C'est un très beau roman, écrit à la manière d'un conte initiatique. Pierre Péju y révèle, par petites touches disparates et subtiles, en alternant la chronologie du récit, en opérant des allers-retours entre 1963 et 1941, le traumatisme de la guerre, ses effets genre "bombes à retardements", ses traces qui perdurent en creux, en silence.
Paul, jeune français, fils d'un résistant assassiné en 1957, fait un séjour linguistique en Allemagne.

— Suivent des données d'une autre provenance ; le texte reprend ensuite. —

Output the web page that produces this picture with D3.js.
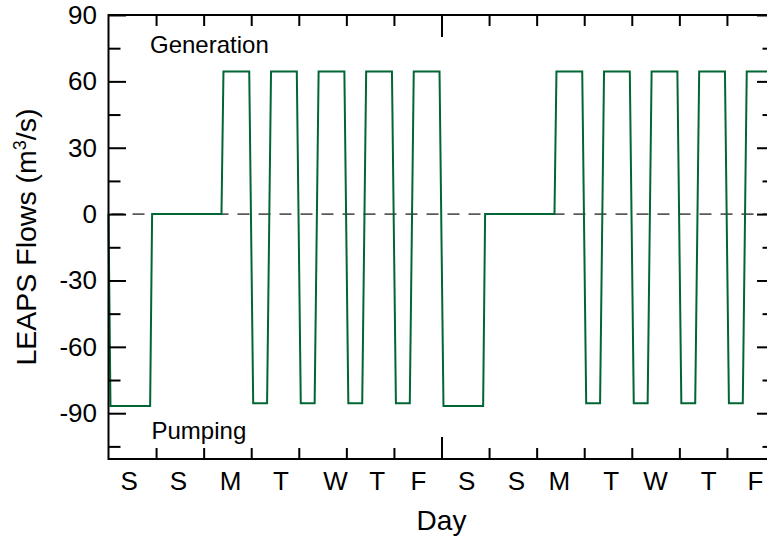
<!DOCTYPE html>
<html>
<head>
<meta charset="utf-8">
<script src="https://cdn.jsdelivr.net/npm/d3@7"></script>
<style>
  body { margin: 0; background: #fff; }
  svg { display: block; }
  text { font-family: "Liberation Sans", Arial, Helvetica, sans-serif; fill: #000; }
</style>
</head>
<body>
<svg id="chart" width="767" height="539"></svg>
<script>
// Two weeks of hourly LEAPS operation, starting Saturday 00:00.
// Breakpoints of the flow schedule: hour since start, flow in m3/s
// (positive = generation, negative = pumping).
const hours = [
  0, 1, 21, 22, 57, 58,
  71, 73, 80, 82,
  95, 97, 104, 106,
  119, 121, 128, 130,
  143, 145, 152, 154,
  167, 169, 189, 190,
  225, 226,
  239, 241, 248, 250,
  263, 265, 272, 274,
  287, 289, 296, 298,
  311, 313, 320, 322,
  335, 336
];
const flows = [
  0, -86.7, -86.7, 0, 0, 64.5,
  64.5, -85.5, -85.5, 64.5,
  64.5, -85.5, -85.5, 64.5,
  64.5, -85.5, -85.5, 64.5,
  64.5, -85.5, -85.5, 64.5,
  64.5, -86.7, -86.7, 0,
  0, 64.5,
  64.5, -85.5, -85.5, 64.5,
  64.5, -85.5, -85.5, 64.5,
  64.5, -85.5, -85.5, 64.5,
  64.5, -85.5, -85.5, 64.5,
  64.5, 64.5
];

const dayLabels = ["S", "S", "M", "T", "W", "T", "F", "S", "S", "M", "T", "W", "T", "F"];
const dayLabelHours = [10.2, 35.0, 61.3, 86.7, 114.3, 135.3, 156.1, 180.5, 205.6, 227.2, 253.3, 275.7, 302.6, 326.1];
const dayBoundaries = [24, 48, 72, 96, 120, 144, 192, 216, 240, 264, 288, 312];
const weekBoundaries = [168];
const yMajorTicks = [90, 60, 30, 0, -30, -60, -90];
const yMinorTicks = [75, 45, 15, -15, -45, -75, -105];

const svg = d3.select("#chart");
const plotLeft = 108.5, plotRight = 774.5, plotTop = 15, plotBottom = 459;

const x = d3.scaleLinear().domain([0, 336]).range([plotLeft, plotRight]);
const y = d3.scaleLinear().domain([-110.7, 90]).range([plotBottom, plotTop]);

// zero reference line
svg.append("line")
  .attr("x1", plotLeft).attr("x2", plotRight)
  .attr("y1", y(0)).attr("y2", y(0))
  .attr("stroke", "#5a5a5a")
  .attr("stroke-width", 1.6)
  .attr("stroke-dasharray", "12,9")
  .attr("stroke-dashoffset", -3);

// flow trace
const line = d3.line()
  .x((d, i) => x(hours[i]))
  .y(d => y(d));

svg.append("path")
  .datum(flows)
  .attr("fill", "none")
  .attr("stroke", "#006633")
  .attr("stroke-width", 2)
  .attr("stroke-linejoin", "miter")
  .attr("d", line);

// axes helper
function styleAxis(g) {
  g.select(".domain").remove();
  g.selectAll(".tick line").attr("stroke", "#000").attr("stroke-width", 2);
  g.selectAll(".tick text").style("font-size", "26px").attr("fill", "#000");
}

// left axis: labelled majors (plain hyphen for negatives), then minors
svg.append("g").attr("transform", `translate(${plotLeft},0)`)
  .call(d3.axisLeft(y).tickValues(yMajorTicks).tickSize(-17.5).tickPadding(11.5)
    .tickFormat(d => String(d)))
  .call(styleAxis);
svg.append("g").attr("transform", `translate(${plotLeft},0)`)
  .call(d3.axisLeft(y).tickValues(yMinorTicks).tickSize(-12).tickFormat(""))
  .call(styleAxis);

// right axis (mirrored ticks)
svg.append("g").attr("transform", `translate(${plotRight},0)`)
  .call(d3.axisRight(y).tickValues(yMajorTicks).tickSize(-17.5).tickFormat(""))
  .call(styleAxis);
svg.append("g").attr("transform", `translate(${plotRight},0)`)
  .call(d3.axisRight(y).tickValues(yMinorTicks).tickSize(-12).tickFormat(""))
  .call(styleAxis);

// bottom axis: day and week boundaries, day-letter labels
svg.append("g").attr("transform", `translate(0,${plotBottom})`)
  .call(d3.axisBottom(x).tickValues(dayBoundaries).tickSize(-11).tickFormat(""))
  .call(styleAxis);
svg.append("g").attr("transform", `translate(0,${plotBottom})`)
  .call(d3.axisBottom(x).tickValues(weekBoundaries).tickSize(-22).tickFormat(""))
  .call(styleAxis);
svg.append("g").attr("transform", `translate(0,${plotBottom})`)
  .call(d3.axisBottom(x).tickValues(dayLabelHours).tickSize(0).tickPadding(12.5)
    .tickFormat((d, i) => dayLabels[i]))
  .call(styleAxis);

// top axis (mirrored ticks)
svg.append("g").attr("transform", `translate(0,${plotTop})`)
  .call(d3.axisTop(x).tickValues(dayBoundaries).tickSize(-11).tickFormat(""))
  .call(styleAxis);
svg.append("g").attr("transform", `translate(0,${plotTop})`)
  .call(d3.axisTop(x).tickValues(weekBoundaries).tickSize(-22).tickFormat(""))
  .call(styleAxis);

// plot frame
svg.append("rect")
  .attr("x", plotLeft).attr("y", plotTop)
  .attr("width", plotRight - plotLeft).attr("height", plotBottom - plotTop)
  .attr("fill", "none").attr("stroke", "#000").attr("stroke-width", 2);

// annotations
svg.append("text").attr("x", 150).attr("y", 52.5)
  .style("font-size", "24px").text("Generation");
svg.append("text").attr("x", 151.5).attr("y", 439)
  .style("font-size", "24px").text("Pumping");

// axis titles
svg.append("text")
  .attr("x", (plotLeft + plotRight) / 2).attr("y", 530)
  .attr("text-anchor", "middle")
  .style("font-size", "28px").text("Day");

const yTitle = svg.append("text")
  .attr("transform", `translate(36,${(plotTop + plotBottom) / 2}) rotate(-90)`)
  .attr("text-anchor", "middle")
  .style("font-size", "28.5px");
yTitle.append("tspan").text("LEAPS Flows (m");
yTitle.append("tspan").attr("dy", -10).style("font-size", "18px").text("3");
yTitle.append("tspan").attr("dy", 10).text("/s)");
</script>
</body>
</html>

Il y rencontre Clara, une jeune allemande solitaire et fascinante dont le père, autrefois médecin sur le front de l'Est, est marqué par un drame. La rencontre de Paul et Clara va faire resurgir d'énormes blocs d'un passé enfoui. Et ces blocs obscurs de passé vont dériver avec eux, au fil du temps, au fil de leurs cheminements respectifs et singuliers.
Car Paul et Clara se trouvent l'un et l'autre sur des trajectoires qui vont à plusieurs reprises se recouper. Paul grandit, murit, vieillit, habité par Clara, son regard perçant, ses apparitions et ses disparitions, sa sauvagerie déroutante, sa liberté ambigüe.
Paul s'épuisera à comprendre la vibrante et troublante Clara, l'insaississable Clara. Un jour, il décidera de s'éloigner d'elle, de s'autoriser le bonheur... Mais son mariage avec Jeanne, sa fuite dans le Vercors, sa quête de la sculpture n'y changeront rien... L'Allemagne de ses 16 ans ne cessera de rôder en lui, habitée par le fantôme de Clara. D'autant que Clara se révèlera être une artiste des réapparitions... Et, de ces réapparitions, Paul ne reviendra jamais indemne. Chacune d'elle le fera bouger, le mettra en mouvement.
"Le rire de l'ogre" est l'histoire, avant tout, de cette passion entre deux êtres solitaires qui se ressemblent trop, qui n'ont rien à se donner, qui ne cesseront de se manquer, de se repousser magnétiquement. Ce qui n'empêchera pas qu'un lien énigmatique et puissant les relie... Quelle est, au juste, la nature de ce lien ? Les traces de la guerre inscrites dans leur âme à vif ? Leur quête artistique (lui, sculpteur ; elle photographe) pour capter la terreur et traquer l'absurdité, pour donner une forme au tragique du monde ?
Si ce livre me plaît, c'est qu'il brasse aussi des pans d'histoire : la Seconde guerre mondiale, la guerre d'Algérie, mai 68... Paul et Clara, chacun à leur manière, tentent de faire avec le passé, de s'en emparer, de le sublimer. Et Péju aussi, à travers eux. C'est très beau.